Artist Maud Cotter sees stained glass as an exciting way to express her ideas.

It was at the Crawford Municipal Art School in Cork that Maud Cotter's fascination with stained glass began.

She was intrigued by the potential of what to many people might seem a dying craft.

In combining traditional techniques with new materials, Maud sees exciting new opportunities to expand and develop this art form.

Maria Keating dropped by Maud's Cork studio to find out more about the process of working with stained glass. Inspiration for Maud's work often comes from the landscape. These ideas go down on paper in the form of sketches and collages. Eventually a coloured drawing is created to scale for the size of window or piece of glass she wants to make. 

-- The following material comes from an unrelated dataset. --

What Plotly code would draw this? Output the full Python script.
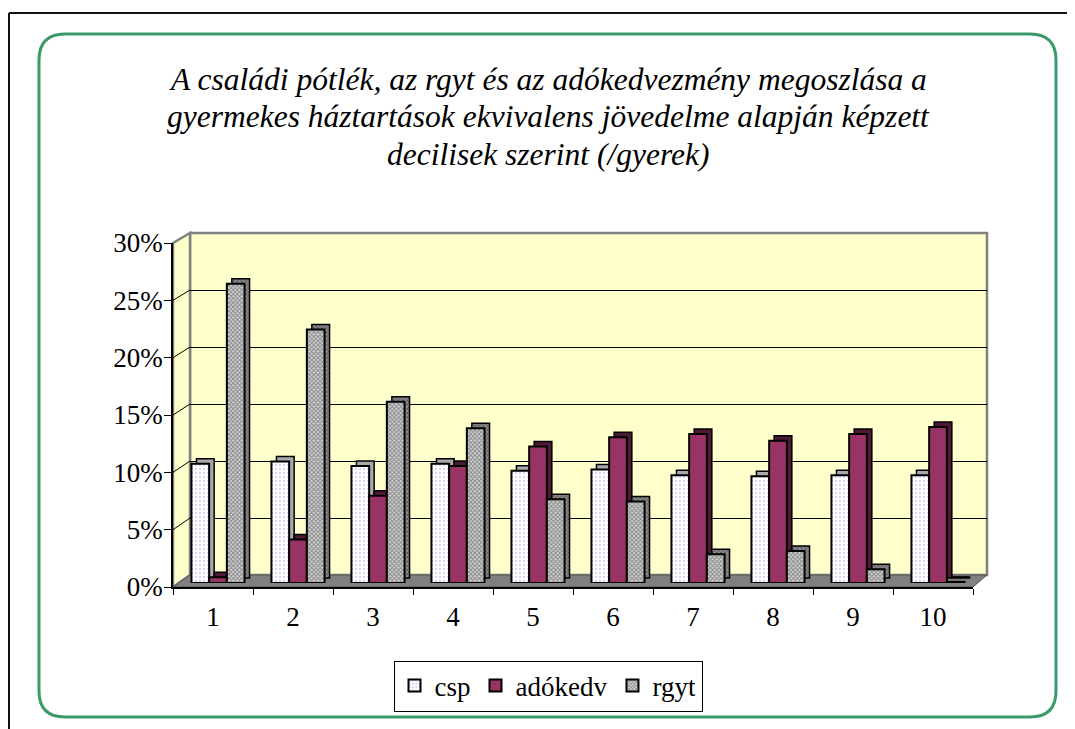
import plotly.graph_objects as go

# ---------------- data ----------------
categories = ["1", "2", "3", "4", "5", "6", "7", "8", "9", "10"]
csp = [10.4, 10.6, 10.2, 10.4, 9.8, 9.9, 9.4, 9.3, 9.4, 9.4]
adokedv = [0.5, 3.8, 7.6, 10.2, 11.9, 12.7, 13.0, 12.4, 13.0, 13.6]
rgyt = [26.1, 22.1, 15.8, 13.5, 7.3, 7.1, 2.5, 2.8, 1.2, 0.1]
series_names = ["csp", "adókedv", "rgyt"]
y_tick_values = [0, 5, 10, 15, 20, 25, 30]
y_tick_labels = ["0%", "5%", "10%", "15%", "20%", "25%", "30%"]
title_lines = [
    "A családi pótlék, az rgyt és az adókedvezmény megoszlása a",
    "gyermekes háztartások ekvivalens jövedelme alapján képzett",
    "decilisek szerint (/gyerek)",
]

# ---------------- geometry helpers ----------------
# the page body has an 8px margin, so the figure starts at (8, 8) on screen
OX, OY = 8, 8
W, H = 1067, 721


def px(x):
    return (x - OX) / W


def py(y):
    return 1 - (y - OY) / H


FONT = "Liberation Serif"
YELLOW = "#FFFFCC"
GRAY = "#808080"
MAROON = "#993366"

# front axes box (screen px)
FX0, FX1, FY0, FY1 = 173, 973, 587, 243
# back wall box
BX0, BX1, BY0, BY1 = 190, 987, 575, 233
# bars box
CX0, CX1, CY0, CY1 = 178, 978, 583, 239

y_max = y_tick_values[-1]
n = len(categories)
unit_px = (CX1 - CX0) / n
ypx_per_unit = (CY0 - CY1) / y_max
BW = 17.7 / unit_px
DX = 5 / unit_px
DY = 5 / ypx_per_unit

bar_x = [i + 1 for i in range(n)]
values = [csp, adokedv, rgyt]
offsets = [-1.5 * BW, -0.5 * BW, 0.5 * BW]

front_markers = [
    dict(color="white", line=dict(color="black", width=2),
         pattern=dict(shape=".", fgcolor="#A8A8F0", bgcolor="white", size=4, solidity=0.25)),
    dict(color=MAROON, line=dict(color="black", width=2)),
    dict(color="white", line=dict(color="black", width=2),
         pattern=dict(shape="x", fgcolor="#303030", bgcolor="#D4D4D4", size=3, solidity=0.5)),
]
depth_markers = [
    dict(color="#A9A9A9", line=dict(color="black", width=1.5)),
    dict(color="#4D1933", line=dict(color="black", width=1.5)),
    dict(color="#707070", line=dict(color="black", width=1.5),
         pattern=dict(shape="x", fgcolor="#202020", bgcolor="#8C8C8C", size=3, solidity=0.45)),
]

fig = go.Figure()

# helper traces so the front axes and the back wall exist
fig.add_trace(go.Scatter(x=categories, y=csp, mode="markers", marker=dict(opacity=0),
                         showlegend=False, hoverinfo="skip", xaxis="x", yaxis="y"))
fig.add_trace(go.Scatter(x=bar_x, y=csp, mode="markers", marker=dict(opacity=0),
                         showlegend=False, hoverinfo="skip", xaxis="x2", yaxis="y2"))

# depth (side/top) faces
for vals, off, mk in zip(values, offsets, depth_markers):
    fig.add_trace(go.Bar(x=bar_x, y=vals, base=[DY] * n, width=BW, offset=off + DX,
                         marker=mk, showlegend=False, hoverinfo="skip",
                         xaxis="x3", yaxis="y3"))
# front faces
for name, vals, off, mk in zip(series_names, values, offsets, front_markers):
    fig.add_trace(go.Bar(x=bar_x, y=vals, width=BW, offset=off, name=name,
                         marker=mk, xaxis="x3", yaxis="y3"))

# ---------------- decorative shapes ----------------
shapes = []


def P(x, y):
    return f"{px(x):.5f},{py(y):.5f}"


# outer frame (top and left edges)
shapes.append(dict(type="line", xref="paper", yref="paper", x0=px(9), y0=py(13), x1=1.0, y1=py(13),
                   line=dict(color="#111111", width=2), layer="below"))
shapes.append(dict(type="line", xref="paper", yref="paper", x0=px(9), y0=py(13), x1=px(9), y1=0.0,
                   line=dict(color="#111111", width=2), layer="below"))
# green rounded border
gx0, gx1, gy0, gy1, r = 39, 1056, 34, 717, 26
path = (f"M {P(gx0 + r, gy0)} L {P(gx1 - r, gy0)} Q {P(gx1, gy0)} {P(gx1, gy0 + r)} "
        f"L {P(gx1, gy1 - r)} Q {P(gx1, gy1)} {P(gx1 - r, gy1)} "
        f"L {P(gx0 + r, gy1)} Q {P(gx0, gy1)} {P(gx0, gy1 - r)} "
        f"L {P(gx0, gy0 + r)} Q {P(gx0, gy0)} {P(gx0 + r, gy0)} Z")
shapes.append(dict(type="path", xref="paper", yref="paper", path=path,
                   line=dict(color="#3A9A6A", width=3), fillcolor="rgba(0,0,0,0)", layer="below"))
# back wall
shapes.append(dict(type="rect", xref="paper", yref="paper", x0=px(BX0), x1=px(BX1), y0=py(BY0), y1=py(BY1),
                   fillcolor=YELLOW, line=dict(color=GRAY, width=2.5), layer="below"))
# side wall
side = f"M {P(FX0, FY1)} L {P(BX0, BY1)} L {P(BX0, BY0)} L {P(FX0, FY0)} Z"
shapes.append(dict(type="path", xref="paper", yref="paper", path=side,
                   fillcolor=YELLOW, line=dict(color=GRAY, width=2.5), layer="below"))
# floor
floor = f"M {P(FX0, FY0)} L {P(BX0, BY0)} L {P(BX1, BY0)} L {P(FX1, FY0)} Z"
shapes.append(dict(type="path", xref="paper", yref="paper", path=floor,
                   fillcolor=GRAY, line=dict(color="#555555", width=1), layer="below"))
# side-wall grid connectors
for v in y_tick_values[1:-1]:
    yf = FY0 - (FY0 - FY1) * v / y_max
    yb = BY0 - (BY0 - BY1) * v / y_max
    shapes.append(dict(type="line", xref="paper", yref="paper", x0=px(FX0), y0=py(yf), x1=px(BX0), y1=py(yb),
                       line=dict(color="black", width=1), layer="below"))

# title: one annotation per line for exact line spacing
title_centers = [80, 117, 154]
annotations = [
    dict(text=line, xref="paper", yref="paper", x=px(548), y=py(yc),
         xanchor="center", yanchor="middle", showarrow=False,
         font=dict(family=FONT, size=31.5, color="black", style="italic"))
    for line, yc in zip(title_lines, title_centers)
]

tickfont = dict(family=FONT, size=27, color="black")

fig.update_layout(
    width=W, height=H,
    margin=dict(l=0, r=0, t=0, b=0, pad=0, autoexpand=False),
    paper_bgcolor="white",
    plot_bgcolor="rgba(0,0,0,0)",
    barmode="overlay",
    shapes=shapes,
    annotations=annotations,
    showlegend=True,
    legend=dict(orientation="h", x=px(548), y=py(686), xanchor="center", yanchor="middle",
                bgcolor="white", bordercolor="black", borderwidth=1,
                font=dict(family=FONT, size=27, color="black"),
                itemsizing="constant", traceorder="normal"),
    xaxis=dict(domain=[px(FX0), px(FX1)], anchor="y", type="category",
               categoryorder="array", categoryarray=categories, range=[-0.5, n - 0.5],
               tickson="boundaries", ticks="outside", ticklen=6, tickcolor="black", tickwidth=1,
               showline=True, linecolor="black", linewidth=1.5, showgrid=False, zeroline=False,
               tickfont=tickfont, ticklabelstandoff=5, fixedrange=True, automargin=False),
    yaxis=dict(domain=[py(FY0), py(FY1)], anchor="x", range=[0, y_max],
               tickmode="array", tickvals=y_tick_values, ticktext=y_tick_labels,
               ticks="outside", ticklen=7, tickcolor="black", tickwidth=1,
               showline=True, linecolor="black", linewidth=1.5, showgrid=False, zeroline=False,
               tickfont=tickfont, ticklabelstandoff=-4, fixedrange=True, automargin=False),
    xaxis2=dict(domain=[px(BX0), px(BX1)], anchor="y2", range=[0.5, n + 0.5], visible=False,
                automargin=False),
    yaxis2=dict(domain=[py(BY0), py(BY1)], anchor="x2", range=[0, y_max],
                tickmode="array", tickvals=y_tick_values[1:-1], showgrid=True,
                gridcolor="black", gridwidth=1, showticklabels=False, ticks="",
                showline=False, zeroline=False, automargin=False),
    xaxis3=dict(domain=[px(CX0), px(CX1)], anchor="y3", range=[0.5, n + 0.5], visible=False,
                automargin=False),
    yaxis3=dict(domain=[py(CY0), py(CY1)], anchor="x3", range=[0, y_max], visible=False,
                automargin=False),
)

fig.write_html("out.html")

My cartoon in itself becomes a huge collage.

Maud next produces a cut line drawing and it is from this point that the glass cutting begins. The glass is etched, painted, and stained. The glass is then set out like a jigsaw puzzle and lead is used to piece the puzzle together. 

Stained glass has an incredibly rich, figurative tradition particularly related to religious pieces. Now, I'd like to develop that into more abstract principles which would be applied to religious areas. Also, I'd like to work in more fine art, imaginative areas as applied to public buildings like libraries, offices, stuff like that.

This episode of 'Ireland's Eye' was broadcast on 24 November 1982. The reporter is Maria Keating. 

Ireland's Eye was a Tuesday-to-Friday series with human-interest stories and features from locations throughout Ireland. First broadcast on 7 October 1980, the programme ran until August 1983.